On 29 August 1911, at Brooklands, Hilda Hewlett became the first woman in the UK to earn a pilot's licence when she received certificate No.122 from the Royal Aero Club after completing the test in her biplane. Hewlett also taught her son, Francis, to fly; he earned pilot's certificate no. 156 on 14 November 1911 and went on to have a distinguished military aviation career in both the UK and New Zealand, making him the first military pilot taught to fly by his mother. He earned a Distinguished Service Order in 1915 and rose to the rank of group captain.

Hilda Hewlett participated in airshows and aviation competitions. On 11 September 1911 she flew her Farman biplane in an airshow at Chelson Meadow, Plymouth. In 1912 Hewlett won a quick-start aviation competition.

Hewlett and Blondeau started an aircraft manufacturing business, Hewlett & Blondeau Limited, which was managed by Hewlett. They built Farman, Caudron and Hanriot aircraft under licence. The business began at Brooklands, moved to Battersea, London, and finally settled on a 10 acre site at Leagrave, Bedfordshire, in May 1914. By August 1914 the company had produced 10 different types of aircraft.

During the First World War, Hewlett's company manufactured more than 800 military aircraft, a specialised 90 hp engine which the British government considered vital to the war effort, and employed up to 700 people. After the war the business diversified into making farming equipment, but the factory had closed by the end of October 1920. The site remained unsold until 1926. A road in Luton, Hewlett Road, was named after her in recognition of the importance of the company towards the war effort.

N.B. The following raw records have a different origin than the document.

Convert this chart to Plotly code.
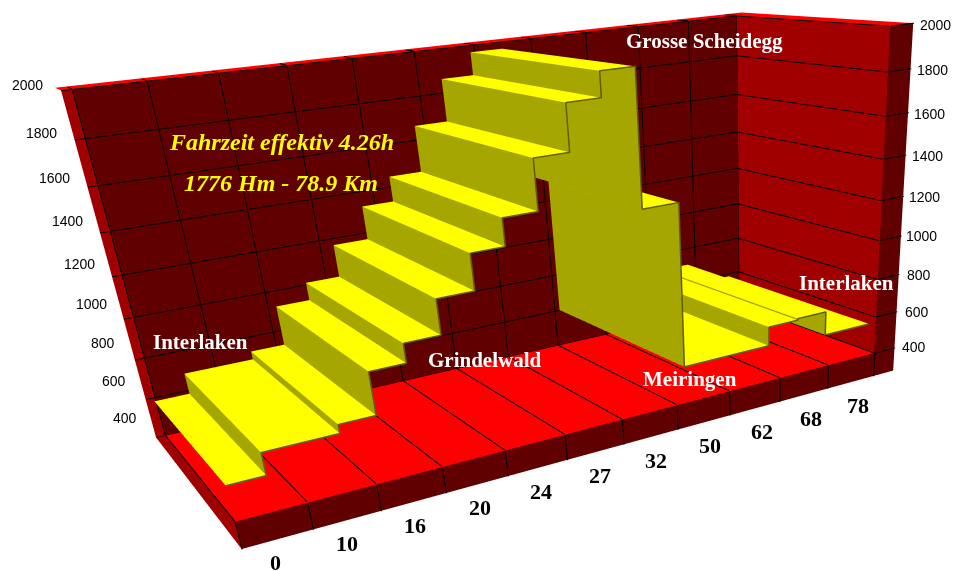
import numpy as np
import plotly.graph_objects as go

W, H = 963, 571
FOCAL = (H / 2) / np.tan(np.pi / 8)

# Axis labels
ELEVATION_TICKS = [400, 600, 800, 1000, 1200, 1400, 1600, 1800, 2000]
KM_LABELS = ['0', '10', '16', '20', '24', '27', '32', '50', '62', '68', '78']

# Route profile: tread boundaries in category cells, and the elevation of each tread
STEP_EDGES = [0.09, 0.65, 1.77, 2.33, 2.89, 3.46, 4.05, 4.59, 5.15, 5.72, 6.28, 6.85, 7.49, 9.16, 9.75, 10.34, 11.3]
STEP_HEIGHTS = [503, 611, 653, 857, 948, 1112, 1279, 1404, 1631, 1836, 1945, 1332, 523, 623, 631, 505]
RIBBON_FRONT, RIBBON_BACK = 0.132, 1.194

# Oblique view of the chart box: (cell, depth, elevation/1000, 1) -> homogeneous pixels
VIEW = np.array([
    [7.71436e+01, -3.87145e+01, -7.29619e+01, 2.55108e+02],
    [-6.17488e+00, -8.15360e+00, -2.53767e+02, 6.03364e+02],
    [2.43119e-02, 1.72288e-01, -9.57941e-02, 1.0],
])
VIEW = VIEW * (2.0 / (VIEW[2] @ np.array([5.5, 0.5, 1.2, 1.0])))


def to_scene(p, push=1.0):
    """Map a chart point to scene units; push slides it back along its sight line."""
    r1, r2, r3 = VIEW @ np.array([p[0], p[1], p[2] / 1000.0, 1.0])
    return ((r1 - W / 2 * r3) / FOCAL * push, r3 * push - 2.0, (H / 2 * r3 - r2) / FOCAL * push)


fig = go.Figure()
LIGHT = dict(ambient=1, diffuse=0, specular=0, fresnel=0, roughness=1)
SHELL = 1.5  # room shell sits behind the ribbon


def quads(faces, color, push=1.0):
    xs, ys, zs, i, j, k = [], [], [], [], [], []
    for face in faces:
        b = len(xs)
        for p in face:
            s = to_scene(p, push)
            xs.append(s[0]); ys.append(s[1]); zs.append(s[2])
        i += [b, b]; j += [b + 1, b + 2]; k += [b + 2, b + 3]
    fig.add_trace(go.Mesh3d(x=xs, y=ys, z=zs, i=i, j=j, k=k, color=color, flatshading=True,
                            lighting=LIGHT, hoverinfo='skip', showscale=False))


def lines(segments, color, width, push=1.0):
    xs, ys, zs = [], [], []
    for seg in segments:
        for p in seg:
            s = to_scene(p, push)
            xs.append(s[0]); ys.append(s[1]); zs.append(s[2])
        xs.append(None); ys.append(None); zs.append(None)
    fig.add_trace(go.Scatter3d(x=xs, y=ys, z=zs, mode='lines', line=dict(color=color, width=width),
                               hoverinfo='skip', showlegend=False))


N = len(KM_LABELS)
LEFT, RIGHT, RIM = 0.14, 0.45, 0.12
ZF, ZT, SLAB = ELEVATION_TICKS[0], ELEVATION_TICKS[-1], 270

# Walls, floor, rim and slab
quads([[(0, 1, ZF), (N, 1, ZF), (N, 1, ZT), (0, 1, ZT)]], '#600000', SHELL)
quads([[(N, 0, ZF), (N, 1, ZF), (N, 1, ZT), (N, 0, ZT)]], '#a00000', SHELL)
quads([[(0, 0, ZF), (N, 0, ZF), (N, 1, ZF), (0, 1, ZF)]], '#ff0000', SHELL)
quads([[(0, 0, SLAB), (N + RIGHT, 0, SLAB), (N + RIGHT, 0, ZF), (0, 0, ZF)],
       [(N, 0, ZF), (N + RIGHT, 0, ZF), (N + RIGHT, 0, ZT), (N, 0, ZT)]], '#600000', SHELL)
quads([[(-LEFT, 1, ZF), (0, 1, ZF), (0, 1, ZT), (-LEFT, 1, ZT)],
       [(-LEFT, 1, ZF), (0, 1, ZF), (0, 0, ZF), (0, 0, SLAB)]], '#a00000', SHELL)
quads([[(-LEFT, 1, ZT), (N + RIGHT, 1, ZT), (N + RIGHT, 1 + RIM, ZT), (-LEFT, 1 + RIM, ZT)],
       [(N, 0, ZT), (N + RIGHT, 0, ZT), (N + RIGHT, 1, ZT), (N, 1, ZT)]], '#ff0000', SHELL)

# Gridlines
d = 0.004
grid = []
for i in range(N + 1):
    grid += [[(i, 1 - d, ZF), (i, 1 - d, ZT)], [(i, 1, ZT + 2), (i, 1 + 0.7 * RIM, ZT + 2)],
             [(i, 0, ZF + 3), (i, 1, ZF + 3)], [(i, -d, SLAB), (i, -d, ZF)]]
for z in ELEVATION_TICKS:
    grid += [[(-LEFT, 1 - d, z), (N, 1 - d, z)], [(N - 0.02, 1, z), (N - 0.02, 0, z)], [(N, -d, z), (N + RIGHT, -d, z)]]
lines(grid, 'black', 2, SHELL)

# Ribbon: treads, risers and the thin front edge
e, h, yf, yb = STEP_EDGES, STEP_HEIGHTS, RIBBON_FRONT, RIBBON_BACK
n = len(h)
quads([[(e[i], yb, h[i]), (e[i + 1], yb, h[i]), (e[i + 1], yf, h[i]), (e[i], yf, h[i])] for i in range(n)], '#ffff00')
quads([[(e[i + 1], yb, h[i]), (e[i + 1], yb, h[i + 1]), (e[i + 1], yf, h[i + 1]), (e[i + 1], yf, h[i])] for i in range(n - 1)], '#a6a600')
edge = []
for i in range(n):
    edge += [(e[i], yf - d, h[i]), (e[i + 1], yf - d, h[i])]
lines([edge], '#5f5f00', 3)

# Tick labels anchored in the scene
tick_labels = []


def tick(p, text, size, family, bold=False, yshift=0):
    s = to_scene(p)
    tick_labels.append(dict(x=s[0], y=s[1], z=s[2], text=f'<b>{text}</b>' if bold else text, showarrow=False,
                            xanchor='center', yanchor='middle', yshift=yshift,
                            font=dict(size=size, family=family, color='black')))


for z in ELEVATION_TICKS:
    tick((-0.45, 1.2, z), str(z), 14, 'Liberation Sans', yshift=10 - (z - 400) * 0.0044)
    tick((11.9, 0, z), str(z), 14, 'Liberation Sans', yshift=-5)
for i, t in enumerate(KM_LABELS):
    tick((i * 1.03 + 0.40, 0, 165 - 4.5 * i), t, 22, 'Liberation Serif', True)


def caption(text, x, y, size, color, italic=False):
    s = f'<b>{text}</b>'
    if italic:
        s = f'<i>{s}</i>'
    return dict(text=s, xref='paper', yref='paper', x=x / W, y=1 - y / H, xanchor='center', yanchor='middle',
                showarrow=False, font=dict(family='Liberation Serif', size=size, color=color))


captions = [caption('Fahrzeit effektiv 4.26h', 281, 142, 24, '#ffff00', True),
            caption('1776 Hm - 78.9 Km', 281, 183, 24, '#ffff00', True),
            caption('Interlaken', 200, 342, 21, 'white'),
            caption('Grindelwald', 485, 360, 21, 'white'),
            caption('Grosse Scheidegg', 704, 41, 21, 'white'),
            caption('Meiringen', 690, 379, 21, 'white'),
            caption('Interlaken', 846, 283, 21, 'white')]

axis = dict(visible=False, showgrid=False, showbackground=False, zeroline=False, showspikes=False, range=[-8, 8])
fig.update_layout(width=W, height=H, margin=dict(l=0, r=0, t=0, b=0), paper_bgcolor='white', showlegend=False,
                  scene=dict(domain=dict(x=[0, 1], y=[0, 1]), xaxis=axis, yaxis=axis, zaxis=axis,
                             aspectmode='manual', aspectratio=dict(x=16, y=16, z=16),
                             camera=dict(eye=dict(x=0, y=-2, z=0), center=dict(x=0, y=0, z=0), up=dict(x=0, y=0, z=1),
                                         projection=dict(type='perspective')),
                             annotations=tick_labels),
                  annotations=captions)
fig.write_html("out.html")
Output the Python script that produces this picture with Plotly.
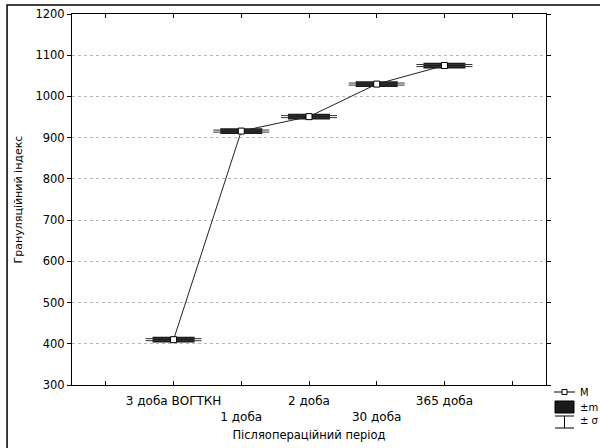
import plotly.graph_objects as go

# ---- data ----
categories = ["3 доба ВОГТКН", "1 доба", "2 доба", "30 доба", "365 доба"]
positions = [1, 2, 3, 4, 5]
mean_M = [410, 916, 951, 1030, 1075]
sem_m = [7, 7, 7, 7, 7]
sd_sigma = [2.5, 2.5, 2.5, 2.5, 2.5]
y_ticks = [300, 400, 500, 600, 700, 800, 900, 1000, 1100, 1200]

FONT = "DejaVu Sans"

# alternate labels between two rows
tick_vals = [0] + positions + [6]
tick_text = [""] + [c if i % 2 == 0 else "<br>" + c for i, c in enumerate(categories)] + [""]

fig = go.Figure()

# ±m boxes
fig.add_trace(go.Bar(
    x=positions,
    y=[2 * m for m in sem_m],
    base=[M - m for M, m in zip(mean_M, sem_m)],
    width=0.62,
    marker=dict(color="#1a1a1a", line=dict(width=0)),
    showlegend=False,
    hoverinfo="skip",
))

# ±σ whiskers
fig.add_trace(go.Scatter(
    x=positions, y=mean_M, mode="markers",
    marker=dict(size=1, color="rgba(0,0,0,0)"),
    error_y=dict(type="data", array=sd_sigma, color="#333333", thickness=1, width=28),
    showlegend=False, hoverinfo="skip",
))

# mean line and markers
fig.add_trace(go.Scatter(
    x=positions, y=mean_M, mode="lines+markers",
    line=dict(color="#222222", width=1),
    marker=dict(symbol="square", size=6, color="white", line=dict(color="black", width=1)),
    showlegend=False,
))

fig.update_layout(
    width=600, height=448,
    margin=dict(l=72, r=54, t=14, b=63, autoexpand=False),
    paper_bgcolor="white", plot_bgcolor="white",
    font=dict(family=FONT, size=11, color="black"),
    showlegend=False,
    xaxis=dict(
        range=[-0.5, 6.5], tickmode="array", tickvals=tick_vals, ticktext=tick_text,
        ticks="inside", ticklen=4, tickcolor="black", tickangle=0,
        showline=True, linecolor="black", linewidth=1, mirror="ticks",
        showgrid=False, zeroline=False, automargin=False,
        ticklabelstandoff=5,
        title=dict(text="Післяопераційний період", font=dict(size=11.5), standoff=7),
        tickfont=dict(size=12),
    ),
    yaxis=dict(
        range=[300, 1200], tickmode="array", tickvals=y_ticks,
        ticks="outside", ticklen=4, tickcolor="black",
        showline=True, linecolor="black", linewidth=1, mirror="ticks",
        showgrid=True, gridcolor="#b8b8b8", griddash="dot", gridwidth=1,
        zeroline=False, automargin=False,
        title=dict(text="Грануляційний індекс", font=dict(size=11), standoff=10),
        tickfont=dict(size=11.5),
    ),
)

# outer frame
fig.add_shape(type="rect", xref="paper", yref="paper",
              x0=-0.137, x1=1.2, y0=-0.3, y1=1.0243,
              line=dict(color="black", width=1.5), fillcolor="rgba(0,0,0,0)", layer="below")

# custom legend (paper coordinates)
def px(xp):
    return (xp - 72) / 474

def py(yp):
    return (385 - yp) / 371

# M symbol
fig.add_shape(type="line", xref="paper", yref="paper", x0=px(554), x1=px(575), y0=py(392), y1=py(392),
              line=dict(color="black", width=1))
fig.add_shape(type="rect", xref="paper", yref="paper", x0=px(562), x1=px(567), y0=py(389.5), y1=py(394.5),
              line=dict(color="black", width=1), fillcolor="white")
# ±m symbol
fig.add_shape(type="rect", xref="paper", yref="paper", x0=px(555), x1=px(574), y0=py(401), y1=py(413),
              line=dict(color="black", width=1), fillcolor="#1a1a1a")
# ±σ symbol
fig.add_shape(type="line", xref="paper", yref="paper", x0=px(555), x1=px(574), y0=py(416), y1=py(416),
              line=dict(color="black", width=1))
fig.add_shape(type="line", xref="paper", yref="paper", x0=px(564.5), x1=px(564.5), y0=py(416), y1=py(428),
              line=dict(color="black", width=1))
fig.add_shape(type="line", xref="paper", yref="paper", x0=px(555), x1=px(574), y0=py(428), y1=py(428),
              line=dict(color="black", width=1))

for txt, yp in [("M", 392), ("±m", 407), ("± σ", 421)]:
    fig.add_annotation(xref="paper", yref="paper", x=px(578), y=py(yp), text=txt,
                       showarrow=False, xanchor="left", yanchor="middle",
                       font=dict(family=FONT, size=10, color="black"))

fig.write_html("out.html", config={"displayModeBar": False},
               post_script="document.body.style.margin='0';")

==Emigration to New Zealand==
Hewlett had previously spent nine months touring New Zealand, Rarotonga (Cook Islands), and the United States, but it was not until the factory site was sold that she emigrated to Tauranga, New Zealand, with her daughter Pia Richards and Pia's family. Hilda stated, "The urge to escape from the three Cs, crowds, convention, and civilization, became strong." She enjoyed the outdoor life, especially camping and fishing. Her family gave her the nickname "Old Bird".

In June 1932 Hewlett was present at the inaugural meeting of the Tauranga Aero and Gliding Club. In July she was elected as the club's first president. In January 1939, at the opening of a new aerodrome in Tauranga, Frederick Jones, New Zealand's then Minister of Defence, named a nearby road after Hilda Hewlett and her son Francis, in recognition of their services to aviation.

==Death and legacy==
Hewlett died on 21 August 1943 in Tauranga, North Island, New Zealand. Following a service on the railway wharf, she was buried at sea.

Her grandson's wife Gail Hewlett has carried out exhaustive research into the lives of both Hilda and Maurice Hewlett and published the results of this work; the book was officially launched on 26 April 2010 at St Peter's Church in Vauxhall London.

A staff photograph and autograph book from the wings section of the Hewlett and Blondeau factory, dated to the First World War, was donated to the Women's Engineering Society's archives in 2022.

In October 2022, Air Chief Marshal Sir Mike Wigstone opened the RAF's Hilda B Hewlett Centre for Innovation, named in her honour. It is part of 71 Inspection & Repair Squadron at RAF Wittering on the border of between Cambridgeshire and Northamptonshire. The facility specialises in 3D printing and scanning equipment, part of the Royal Air Force’s first steps into advanced component manufacturing.

==Works==
===Published non-fiction===
- Our Flying Men, Mrs. Hilda Beatrice Hewlett, pp.40, T.B. Hart: Kettering (1917).

===Unpublished non-fiction===
- Hewlett's autobiography was unpublished but the manuscript is in the care of her family and formed the basis for a biography (see above).